__Short problem__: Find each line with the word "this" in it, then give the total alone.

__Records for the exercise__:
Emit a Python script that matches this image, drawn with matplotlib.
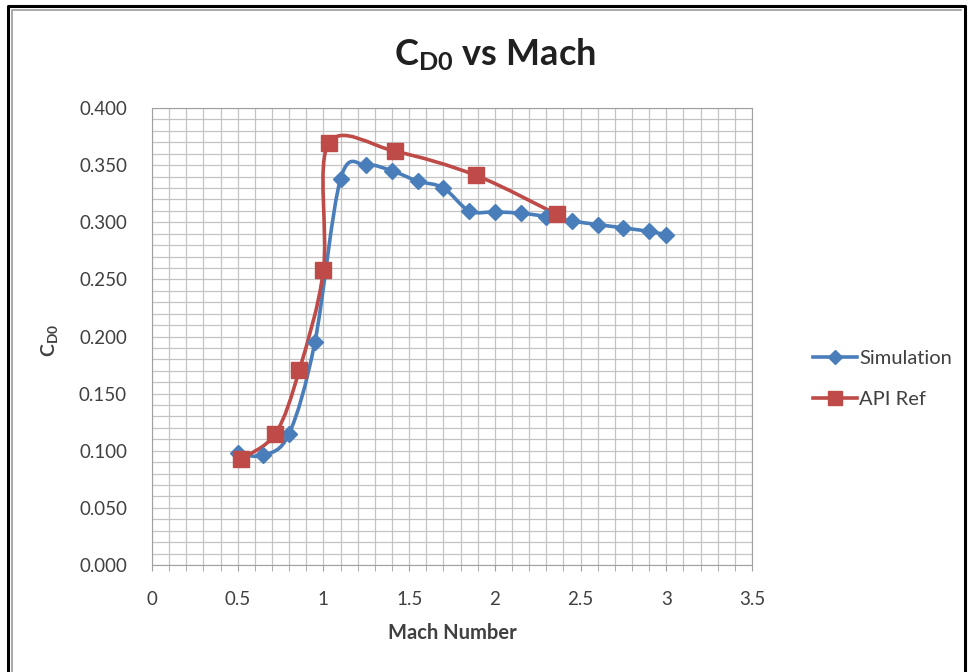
import numpy as np
import matplotlib as mpl
from matplotlib import pyplot as plt
from matplotlib.path import Path
from matplotlib.patches import PathPatch
from matplotlib.lines import Line2D
from matplotlib.ticker import MultipleLocator, FormatStrFormatter, FuncFormatter

mpl.rcParams["font.family"] = ["Lato", "DejaVu Sans"]
mpl.rcParams["mathtext.default"] = "regular"

# data
sim_mach = [0.5, 0.65, 0.8, 0.95, 1.1, 1.25, 1.4, 1.55, 1.7, 1.85, 2.0, 2.15,
            2.3, 2.45, 2.6, 2.75, 2.9, 3.0]
sim_cd0 = [0.098, 0.096, 0.115, 0.195, 0.338, 0.350, 0.345, 0.336, 0.330, 0.310,
           0.309, 0.308, 0.305, 0.301, 0.298, 0.295, 0.292, 0.289]

api_mach = [0.52, 0.72, 0.86, 1.0, 1.03, 1.42, 1.89, 2.36]
api_cd0 = [0.093, 0.115, 0.171, 0.258, 0.369, 0.362, 0.341, 0.307]

blue = "#4a7ebb"
red = "#be4b48"


def smooth_path(xs, ys):
    # Excel-style smoothed line: cubic Bezier through every point
    p = np.column_stack([xs, ys]).astype(float)
    n = len(p)
    verts = [p[0]]
    codes = [Path.MOVETO]
    for i in range(n - 1):
        prev = p[max(i - 1, 0)]
        nxt = p[min(i + 2, n - 1)]
        c1 = p[i] + (p[i + 1] - prev) / 6.0
        c2 = p[i + 1] - (nxt - p[i]) / 6.0
        verts += [c1, c2, p[i + 1]]
        codes += [Path.CURVE4] * 3
    return Path(verts, codes)


W, H = 969, 672
fig = plt.figure(figsize=(W / 100, H / 100), dpi=100)
ax = fig.add_axes([152 / W, 1 - 565 / H, 600 / W, 457 / H])

ax.set_xlim(0, 3.5)
ax.set_ylim(0, 0.4)
ax.xaxis.set_major_locator(MultipleLocator(0.5))
ax.xaxis.set_minor_locator(MultipleLocator(0.1))
ax.yaxis.set_major_locator(MultipleLocator(0.05))
ax.yaxis.set_minor_locator(MultipleLocator(0.01))
ax.xaxis.set_major_formatter(FuncFormatter(lambda v, _: f"{v:g}"))
ax.yaxis.set_major_formatter(FormatStrFormatter("%.3f"))
ax.grid(which="both", color="#c4c4c4", lw=0.9)
ax.set_axisbelow(True)
for s in ax.spines.values():
    s.set_color("#a0a0a0")
ax.tick_params(axis="x", which="both", direction="out", length=4, color="#a0a0a0",
               labelsize=13.5, labelcolor="#404040", pad=15)
ax.tick_params(axis="y", which="both", length=0, labelsize=13.5, labelcolor="#404040", pad=18)

for xs, ys, c, m, ms in [(sim_mach, sim_cd0, blue, "D", 8.5), (api_mach, api_cd0, red, "s", 12)]:
    ax.add_patch(PathPatch(smooth_path(xs, ys), fc="none", ec=c, lw=2.6,
                           capstyle="round", joinstyle="round", zorder=3))
    ax.plot(xs, ys, ls="none", marker=m, ms=ms, color=c, mec=c, zorder=4)

handles = [
    Line2D([], [], color=blue, lw=2.6, marker="D", ms=7),
    Line2D([], [], color=red, lw=2.6, marker="s", ms=10),
]
fig.legend(handles, ["Simulation", "API Ref"], loc="center left",
           bbox_to_anchor=(795 / W, 1 - 379 / H), frameon=False, fontsize=14.5,
           handlelength=2.2, handletextpad=0.1, labelspacing=1.2, labelcolor="#404040")

fig.text(495 / W, 1 - 55 / H, "C$_{D0}$ vs Mach", ha="center", va="center",
         fontsize=26, fontweight="bold", color="#202020")
fig.text(452 / W, 1 - 633 / H, "Mach Number", ha="center", va="center",
         fontsize=14.5, fontweight="bold", color="#404040")
fig.text(50 / W, 1 - 340 / H, "C$_{D0}$", ha="center", va="center", rotation=90,
         fontsize=14, fontweight="bold", color="#404040")

# outer frame like the pasted screenshot
fig.add_artist(Line2D([8 / W, 8 / W, 965 / W, 965 / W], [0, 1 - 6 / H, 1 - 6 / H, 0],
                      color="black", lw=2.2))
fig.add_artist(Line2D([12 / W, 12 / W, 961 / W], [0, 1 - 10 / H, 1 - 10 / H],
                      color="#9a9a9a", lw=1.2))

fig.savefig("out.png", dpi=100)
plt.close(fig)
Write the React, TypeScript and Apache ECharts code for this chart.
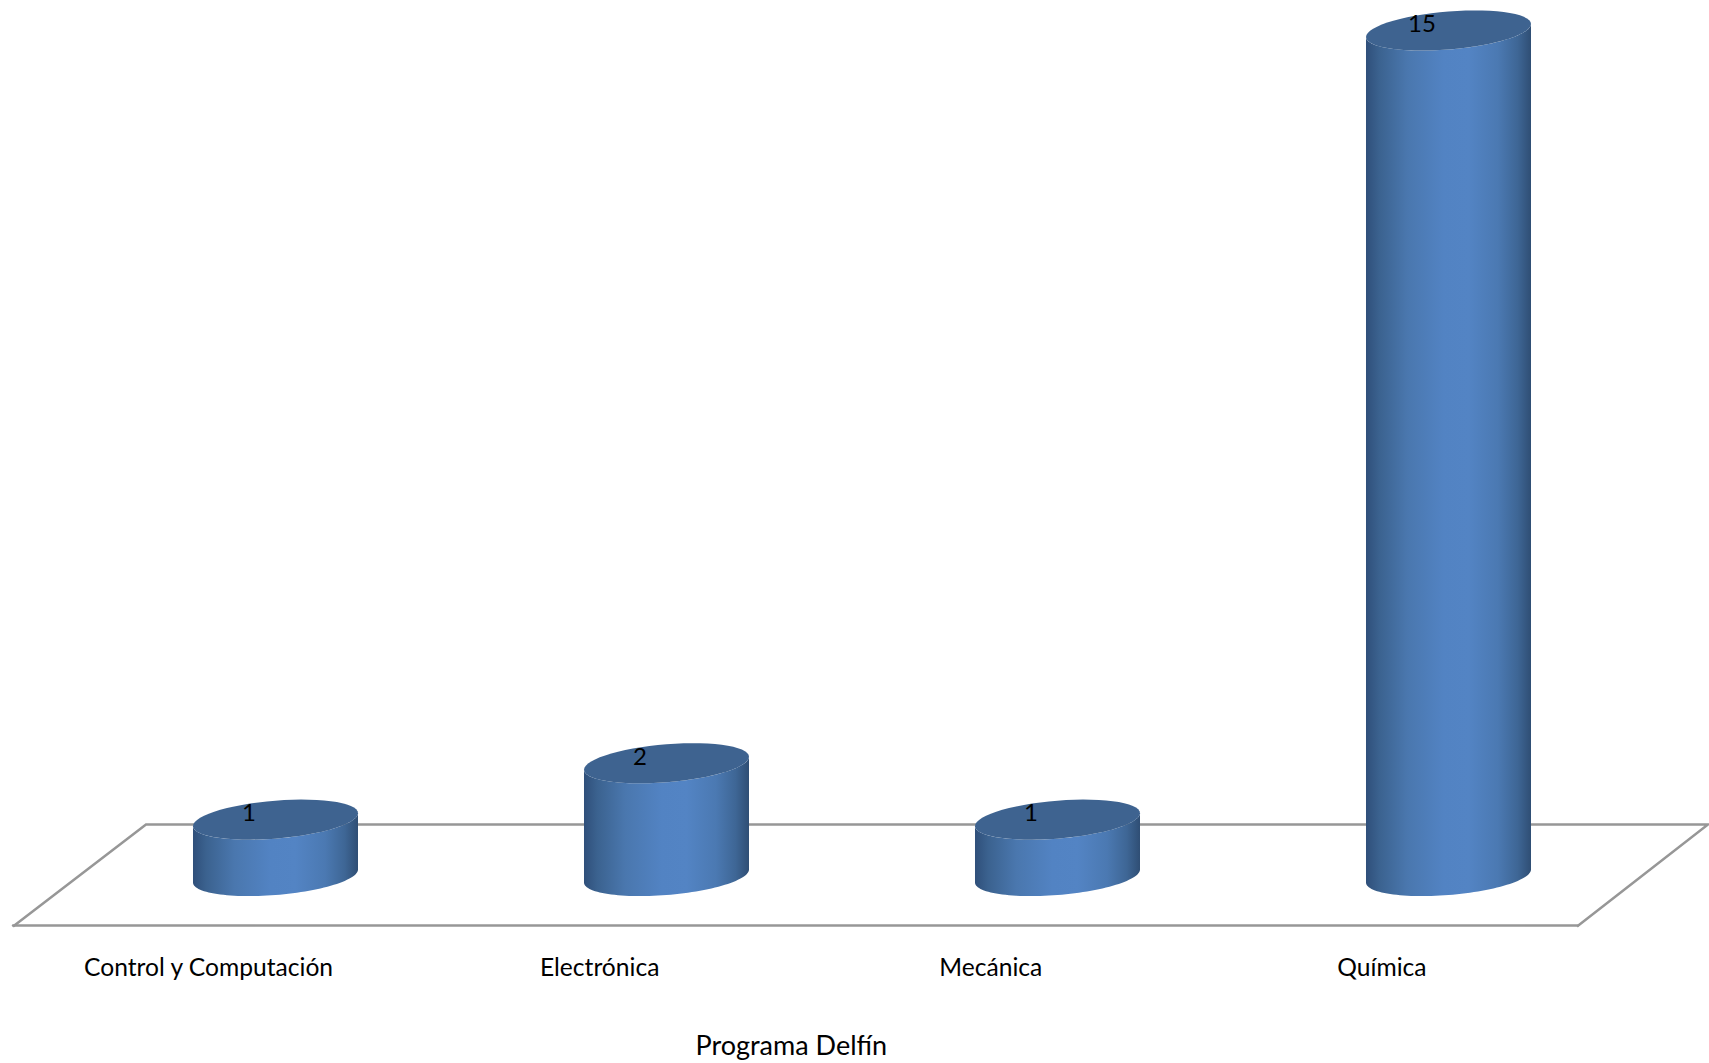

__Reply to the task__: 2